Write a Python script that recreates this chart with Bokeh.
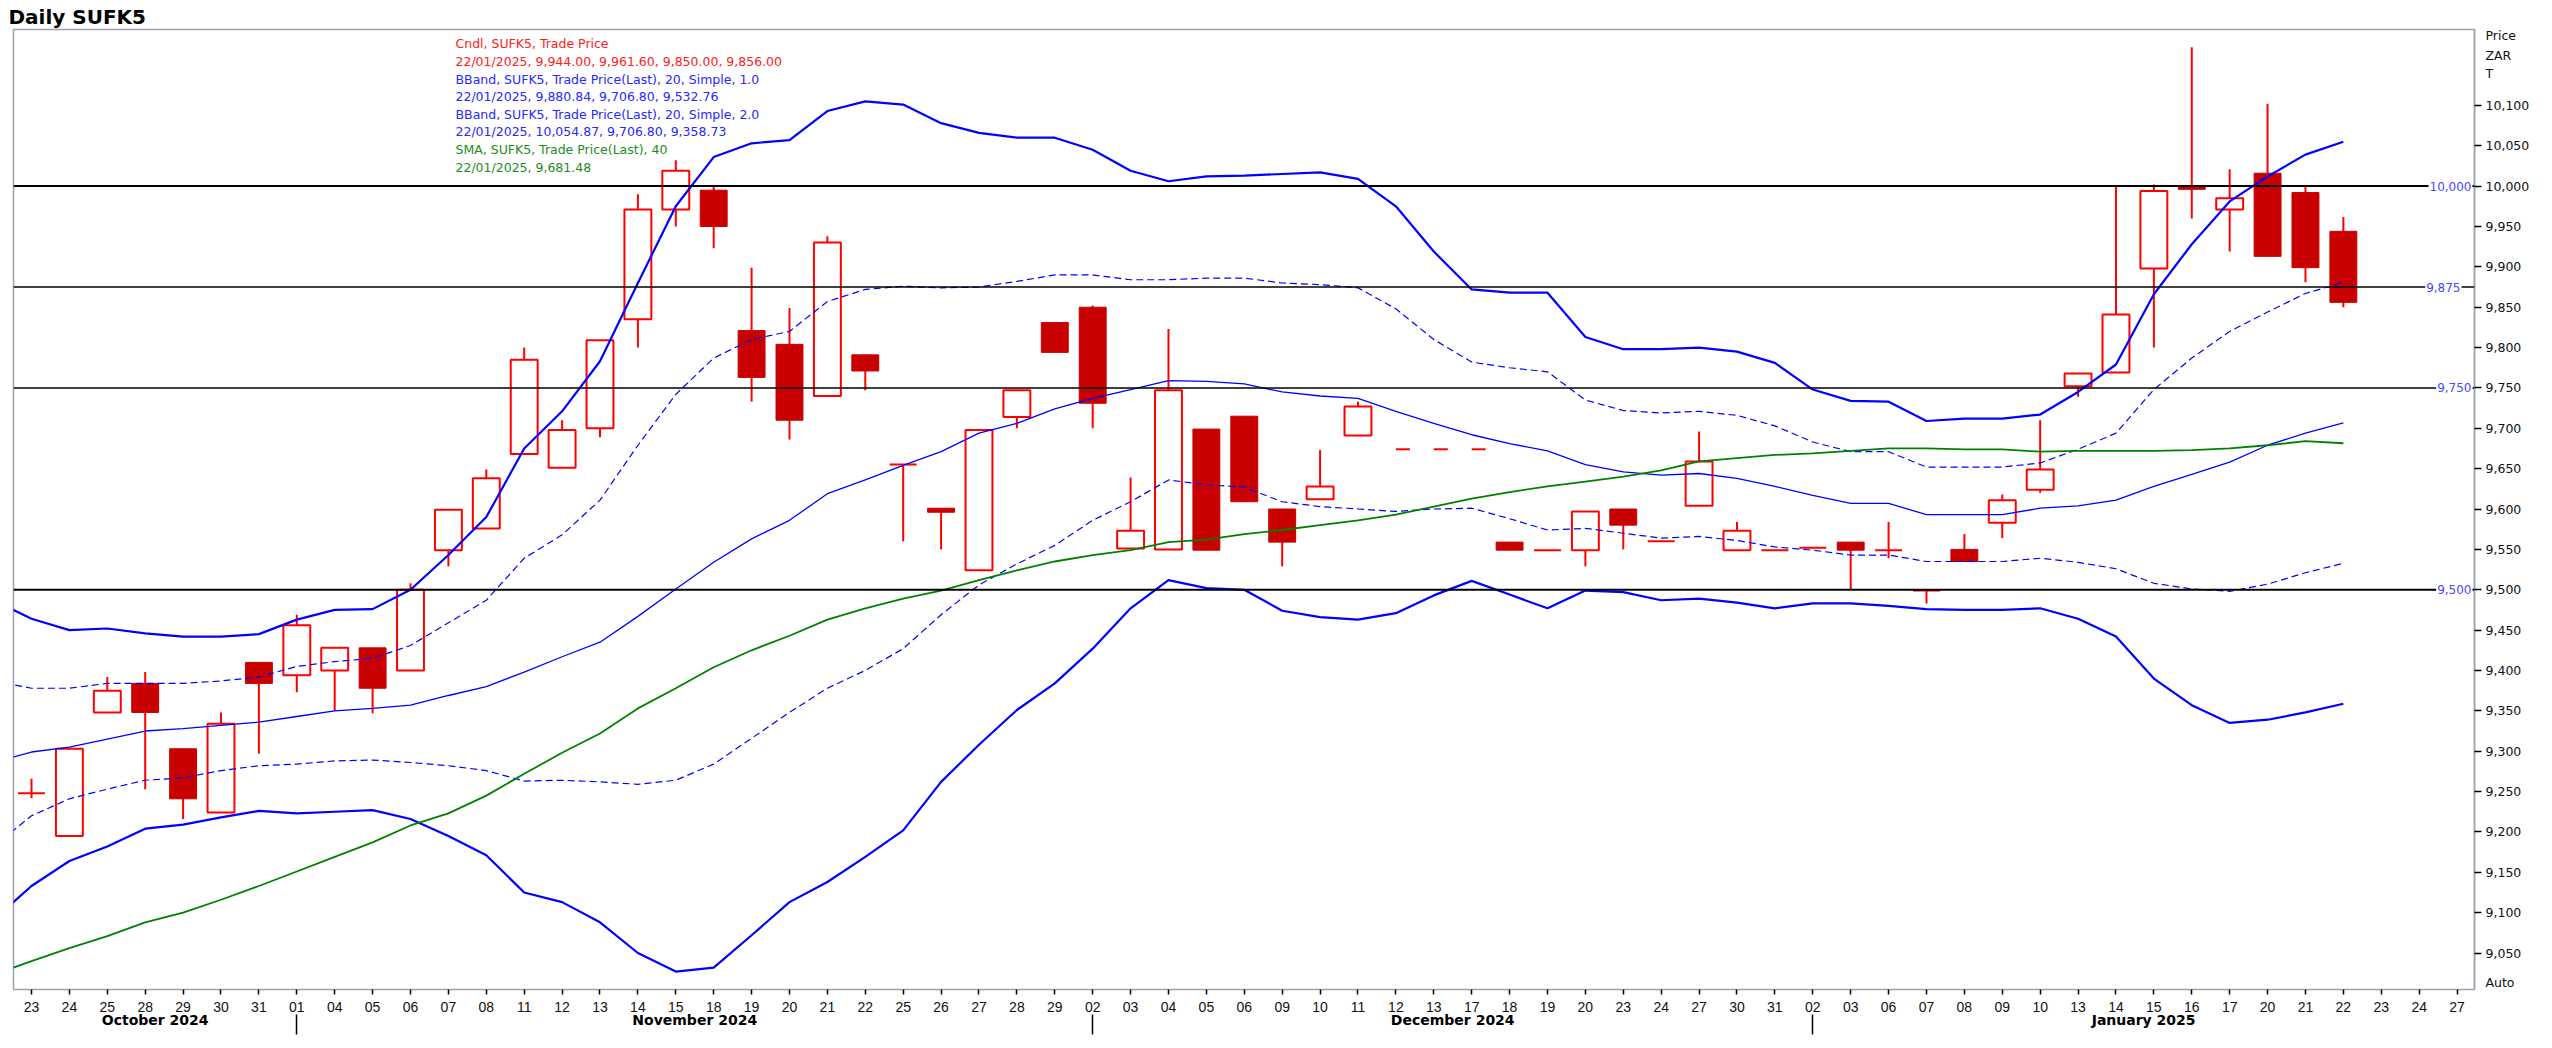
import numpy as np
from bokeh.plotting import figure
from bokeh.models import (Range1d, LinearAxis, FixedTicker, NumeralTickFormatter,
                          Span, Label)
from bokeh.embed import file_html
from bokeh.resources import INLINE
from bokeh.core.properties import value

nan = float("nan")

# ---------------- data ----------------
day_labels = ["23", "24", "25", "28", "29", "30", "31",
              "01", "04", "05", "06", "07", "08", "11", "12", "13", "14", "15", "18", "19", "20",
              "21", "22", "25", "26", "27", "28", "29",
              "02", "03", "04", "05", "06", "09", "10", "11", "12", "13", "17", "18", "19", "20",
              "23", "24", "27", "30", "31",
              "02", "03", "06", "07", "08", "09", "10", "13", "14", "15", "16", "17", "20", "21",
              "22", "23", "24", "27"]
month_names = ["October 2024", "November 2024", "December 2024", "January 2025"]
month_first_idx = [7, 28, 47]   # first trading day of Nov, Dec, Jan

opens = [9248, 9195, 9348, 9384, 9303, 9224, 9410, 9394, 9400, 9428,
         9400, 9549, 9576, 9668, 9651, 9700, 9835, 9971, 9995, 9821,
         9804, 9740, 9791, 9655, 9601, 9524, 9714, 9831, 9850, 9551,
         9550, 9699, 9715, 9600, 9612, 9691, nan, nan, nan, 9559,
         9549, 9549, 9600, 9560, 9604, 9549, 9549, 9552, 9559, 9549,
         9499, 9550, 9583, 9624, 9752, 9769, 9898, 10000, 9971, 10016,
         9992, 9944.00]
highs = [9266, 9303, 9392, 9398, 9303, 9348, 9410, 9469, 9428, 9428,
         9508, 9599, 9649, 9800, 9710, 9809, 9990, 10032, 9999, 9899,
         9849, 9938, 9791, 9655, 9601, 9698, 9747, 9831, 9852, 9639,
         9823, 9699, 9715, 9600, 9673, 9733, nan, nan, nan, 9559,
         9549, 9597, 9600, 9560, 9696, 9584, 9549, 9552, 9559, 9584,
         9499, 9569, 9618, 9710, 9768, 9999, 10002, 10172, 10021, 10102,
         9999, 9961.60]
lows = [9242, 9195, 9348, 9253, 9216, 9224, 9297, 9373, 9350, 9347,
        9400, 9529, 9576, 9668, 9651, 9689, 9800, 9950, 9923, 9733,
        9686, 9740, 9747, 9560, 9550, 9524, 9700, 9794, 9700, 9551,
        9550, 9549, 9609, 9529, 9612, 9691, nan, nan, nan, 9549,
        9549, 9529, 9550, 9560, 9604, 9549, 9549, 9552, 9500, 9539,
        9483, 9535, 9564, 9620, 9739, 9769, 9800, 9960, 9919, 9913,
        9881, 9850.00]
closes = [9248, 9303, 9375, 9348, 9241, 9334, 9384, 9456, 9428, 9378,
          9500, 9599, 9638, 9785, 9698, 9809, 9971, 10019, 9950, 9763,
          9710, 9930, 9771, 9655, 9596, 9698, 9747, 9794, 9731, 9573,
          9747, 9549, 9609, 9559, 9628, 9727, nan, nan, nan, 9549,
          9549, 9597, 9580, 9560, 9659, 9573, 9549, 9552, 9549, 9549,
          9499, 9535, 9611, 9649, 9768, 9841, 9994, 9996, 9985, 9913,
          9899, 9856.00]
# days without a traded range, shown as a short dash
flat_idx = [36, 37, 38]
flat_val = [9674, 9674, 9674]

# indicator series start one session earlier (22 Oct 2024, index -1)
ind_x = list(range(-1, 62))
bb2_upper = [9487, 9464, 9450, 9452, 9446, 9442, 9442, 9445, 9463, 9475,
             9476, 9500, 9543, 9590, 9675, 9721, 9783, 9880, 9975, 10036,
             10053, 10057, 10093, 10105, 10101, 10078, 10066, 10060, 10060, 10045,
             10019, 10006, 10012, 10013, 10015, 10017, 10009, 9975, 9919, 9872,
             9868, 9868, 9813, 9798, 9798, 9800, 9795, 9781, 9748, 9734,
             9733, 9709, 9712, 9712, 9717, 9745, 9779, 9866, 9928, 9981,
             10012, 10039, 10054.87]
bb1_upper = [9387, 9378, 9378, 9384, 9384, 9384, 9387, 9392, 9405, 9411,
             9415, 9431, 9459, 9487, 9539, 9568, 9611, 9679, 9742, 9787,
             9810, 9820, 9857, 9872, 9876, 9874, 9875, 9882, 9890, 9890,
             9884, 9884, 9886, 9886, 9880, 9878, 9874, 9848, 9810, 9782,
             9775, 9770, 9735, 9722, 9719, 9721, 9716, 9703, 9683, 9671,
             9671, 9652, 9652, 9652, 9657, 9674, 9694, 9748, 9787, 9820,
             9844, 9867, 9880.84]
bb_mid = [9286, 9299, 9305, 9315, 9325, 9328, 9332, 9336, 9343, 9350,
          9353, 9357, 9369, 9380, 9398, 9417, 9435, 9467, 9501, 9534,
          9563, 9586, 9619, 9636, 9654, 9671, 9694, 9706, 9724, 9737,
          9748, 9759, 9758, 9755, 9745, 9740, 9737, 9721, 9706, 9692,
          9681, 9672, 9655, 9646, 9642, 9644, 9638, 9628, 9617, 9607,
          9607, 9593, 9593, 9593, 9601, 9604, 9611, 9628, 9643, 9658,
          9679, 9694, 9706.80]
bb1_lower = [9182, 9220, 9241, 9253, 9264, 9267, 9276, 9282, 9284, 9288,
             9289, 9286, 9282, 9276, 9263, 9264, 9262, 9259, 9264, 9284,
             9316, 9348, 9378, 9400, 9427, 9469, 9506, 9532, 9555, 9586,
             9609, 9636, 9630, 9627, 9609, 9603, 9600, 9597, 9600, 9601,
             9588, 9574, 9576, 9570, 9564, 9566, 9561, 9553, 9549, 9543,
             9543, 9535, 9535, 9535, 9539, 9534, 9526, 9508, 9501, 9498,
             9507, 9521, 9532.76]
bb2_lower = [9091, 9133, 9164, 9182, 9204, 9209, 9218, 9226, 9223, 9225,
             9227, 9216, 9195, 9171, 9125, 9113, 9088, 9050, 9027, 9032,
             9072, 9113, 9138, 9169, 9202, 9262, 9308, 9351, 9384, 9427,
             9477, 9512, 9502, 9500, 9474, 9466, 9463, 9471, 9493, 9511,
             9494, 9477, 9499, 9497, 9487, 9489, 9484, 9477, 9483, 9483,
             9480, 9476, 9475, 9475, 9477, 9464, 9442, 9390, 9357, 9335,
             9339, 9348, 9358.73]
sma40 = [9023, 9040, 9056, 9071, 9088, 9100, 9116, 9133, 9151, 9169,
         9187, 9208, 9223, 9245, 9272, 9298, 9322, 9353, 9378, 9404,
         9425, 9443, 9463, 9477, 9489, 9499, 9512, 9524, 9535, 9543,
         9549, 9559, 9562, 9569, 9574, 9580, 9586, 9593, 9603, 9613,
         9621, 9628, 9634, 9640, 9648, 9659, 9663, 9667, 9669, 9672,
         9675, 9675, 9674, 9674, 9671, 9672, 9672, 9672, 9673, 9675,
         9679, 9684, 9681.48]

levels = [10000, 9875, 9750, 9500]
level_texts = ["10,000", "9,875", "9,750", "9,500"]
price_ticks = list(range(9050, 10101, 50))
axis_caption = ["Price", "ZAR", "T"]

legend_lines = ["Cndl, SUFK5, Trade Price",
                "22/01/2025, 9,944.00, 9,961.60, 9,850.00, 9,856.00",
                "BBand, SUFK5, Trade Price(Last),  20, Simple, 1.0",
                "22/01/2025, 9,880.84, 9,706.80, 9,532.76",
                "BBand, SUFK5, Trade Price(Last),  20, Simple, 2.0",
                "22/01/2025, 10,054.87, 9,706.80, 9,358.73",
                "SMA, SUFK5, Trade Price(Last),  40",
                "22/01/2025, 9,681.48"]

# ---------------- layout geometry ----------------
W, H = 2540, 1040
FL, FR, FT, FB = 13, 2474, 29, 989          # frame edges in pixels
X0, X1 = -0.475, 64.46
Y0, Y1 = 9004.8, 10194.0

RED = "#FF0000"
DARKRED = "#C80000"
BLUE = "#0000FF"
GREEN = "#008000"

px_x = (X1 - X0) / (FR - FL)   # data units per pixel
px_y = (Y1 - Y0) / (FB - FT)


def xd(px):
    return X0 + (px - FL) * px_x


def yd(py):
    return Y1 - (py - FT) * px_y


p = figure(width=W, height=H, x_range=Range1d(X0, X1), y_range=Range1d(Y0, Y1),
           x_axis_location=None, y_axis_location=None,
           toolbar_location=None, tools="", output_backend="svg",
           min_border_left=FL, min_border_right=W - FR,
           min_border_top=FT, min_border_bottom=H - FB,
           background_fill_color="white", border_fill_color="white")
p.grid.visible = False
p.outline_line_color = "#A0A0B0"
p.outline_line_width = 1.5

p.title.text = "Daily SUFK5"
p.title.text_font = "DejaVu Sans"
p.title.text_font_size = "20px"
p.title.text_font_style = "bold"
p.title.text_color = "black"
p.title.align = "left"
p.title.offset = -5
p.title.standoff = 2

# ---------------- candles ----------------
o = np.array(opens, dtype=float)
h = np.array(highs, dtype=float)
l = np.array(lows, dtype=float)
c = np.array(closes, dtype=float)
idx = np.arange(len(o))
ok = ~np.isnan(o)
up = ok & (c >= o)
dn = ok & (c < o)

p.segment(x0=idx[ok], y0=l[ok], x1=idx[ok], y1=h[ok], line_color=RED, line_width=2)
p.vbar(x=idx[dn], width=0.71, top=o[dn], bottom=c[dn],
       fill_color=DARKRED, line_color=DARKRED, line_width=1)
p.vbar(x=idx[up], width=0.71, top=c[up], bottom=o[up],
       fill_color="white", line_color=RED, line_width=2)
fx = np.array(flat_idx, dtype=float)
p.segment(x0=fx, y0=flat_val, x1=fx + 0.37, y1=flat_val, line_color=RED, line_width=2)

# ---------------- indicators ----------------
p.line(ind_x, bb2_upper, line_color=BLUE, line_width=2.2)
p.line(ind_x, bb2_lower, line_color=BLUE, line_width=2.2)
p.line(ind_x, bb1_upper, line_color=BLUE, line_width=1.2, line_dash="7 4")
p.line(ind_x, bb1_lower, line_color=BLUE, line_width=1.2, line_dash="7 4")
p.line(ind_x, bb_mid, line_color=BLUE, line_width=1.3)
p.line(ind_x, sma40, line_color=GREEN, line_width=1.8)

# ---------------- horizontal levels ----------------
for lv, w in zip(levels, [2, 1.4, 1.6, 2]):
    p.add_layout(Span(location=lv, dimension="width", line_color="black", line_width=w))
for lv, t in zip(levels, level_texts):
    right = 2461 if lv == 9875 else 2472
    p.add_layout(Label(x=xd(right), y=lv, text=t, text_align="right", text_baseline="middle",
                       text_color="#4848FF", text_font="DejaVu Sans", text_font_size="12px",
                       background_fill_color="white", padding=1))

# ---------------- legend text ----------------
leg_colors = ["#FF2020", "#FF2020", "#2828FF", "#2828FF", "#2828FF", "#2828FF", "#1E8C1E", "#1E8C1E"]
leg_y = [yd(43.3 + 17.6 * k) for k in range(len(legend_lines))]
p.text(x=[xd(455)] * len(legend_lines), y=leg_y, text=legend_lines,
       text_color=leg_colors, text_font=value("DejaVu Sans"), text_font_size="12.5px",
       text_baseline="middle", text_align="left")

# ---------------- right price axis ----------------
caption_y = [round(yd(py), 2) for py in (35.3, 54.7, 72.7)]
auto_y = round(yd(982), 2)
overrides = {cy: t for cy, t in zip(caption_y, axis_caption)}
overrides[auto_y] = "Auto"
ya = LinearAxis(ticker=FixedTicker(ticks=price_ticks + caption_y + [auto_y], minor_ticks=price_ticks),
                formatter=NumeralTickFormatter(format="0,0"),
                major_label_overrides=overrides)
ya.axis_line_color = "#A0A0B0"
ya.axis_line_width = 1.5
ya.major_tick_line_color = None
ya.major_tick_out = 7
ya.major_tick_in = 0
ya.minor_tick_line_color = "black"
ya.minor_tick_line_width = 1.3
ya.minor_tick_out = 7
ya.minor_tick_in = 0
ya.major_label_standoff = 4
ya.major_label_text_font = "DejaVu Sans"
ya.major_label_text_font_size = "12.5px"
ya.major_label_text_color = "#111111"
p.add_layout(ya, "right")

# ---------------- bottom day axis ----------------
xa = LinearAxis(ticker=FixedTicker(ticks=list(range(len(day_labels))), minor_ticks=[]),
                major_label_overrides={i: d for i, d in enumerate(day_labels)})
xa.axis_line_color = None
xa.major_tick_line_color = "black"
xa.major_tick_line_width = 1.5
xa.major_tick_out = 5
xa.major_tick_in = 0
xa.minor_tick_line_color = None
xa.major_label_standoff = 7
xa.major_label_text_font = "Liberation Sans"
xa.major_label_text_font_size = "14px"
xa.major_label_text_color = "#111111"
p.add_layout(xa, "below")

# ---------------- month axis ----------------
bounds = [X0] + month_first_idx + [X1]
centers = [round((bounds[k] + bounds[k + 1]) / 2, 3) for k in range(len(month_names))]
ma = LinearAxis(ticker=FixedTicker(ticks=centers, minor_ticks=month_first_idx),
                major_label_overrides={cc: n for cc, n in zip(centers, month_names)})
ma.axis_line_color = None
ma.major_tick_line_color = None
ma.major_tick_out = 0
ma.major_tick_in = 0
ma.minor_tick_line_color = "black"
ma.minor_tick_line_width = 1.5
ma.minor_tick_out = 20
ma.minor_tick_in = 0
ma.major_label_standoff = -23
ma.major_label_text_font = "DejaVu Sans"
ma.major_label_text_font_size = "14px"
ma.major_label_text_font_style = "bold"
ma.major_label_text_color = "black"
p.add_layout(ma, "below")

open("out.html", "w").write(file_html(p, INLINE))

§ The problem
Every line from the top of the material above through the line with "month_first_idx = [7, 28, 47]" should be duplicated exactly, please; leave out the pictures.

§ Completed exercise
Write a Python script that recreates this chart with Bokeh.
import numpy as np
from bokeh.plotting import figure
from bokeh.models import (Range1d, LinearAxis, FixedTicker, NumeralTickFormatter,
                          Span, Label)
from bokeh.embed import file_html
from bokeh.resources import INLINE
from bokeh.core.properties import value

nan = float("nan")

# ---------------- data ----------------
day_labels = ["23", "24", "25", "28", "29", "30", "31",
              "01", "04", "05", "06", "07", "08", "11", "12", "13", "14", "15", "18", "19", "20",
              "21", "22", "25", "26", "27", "28", "29",
              "02", "03", "04", "05", "06", "09", "10", "11", "12", "13", "17", "18", "19", "20",
              "23", "24", "27", "30", "31",
              "02", "03", "06", "07", "08", "09", "10", "13", "14", "15", "16", "17", "20", "21",
              "22", "23", "24", "27"]
month_names = ["October 2024", "November 2024", "December 2024", "January 2025"]
month_first_idx = [7, 28, 47]   # first trading day of Nov, Dec, Jan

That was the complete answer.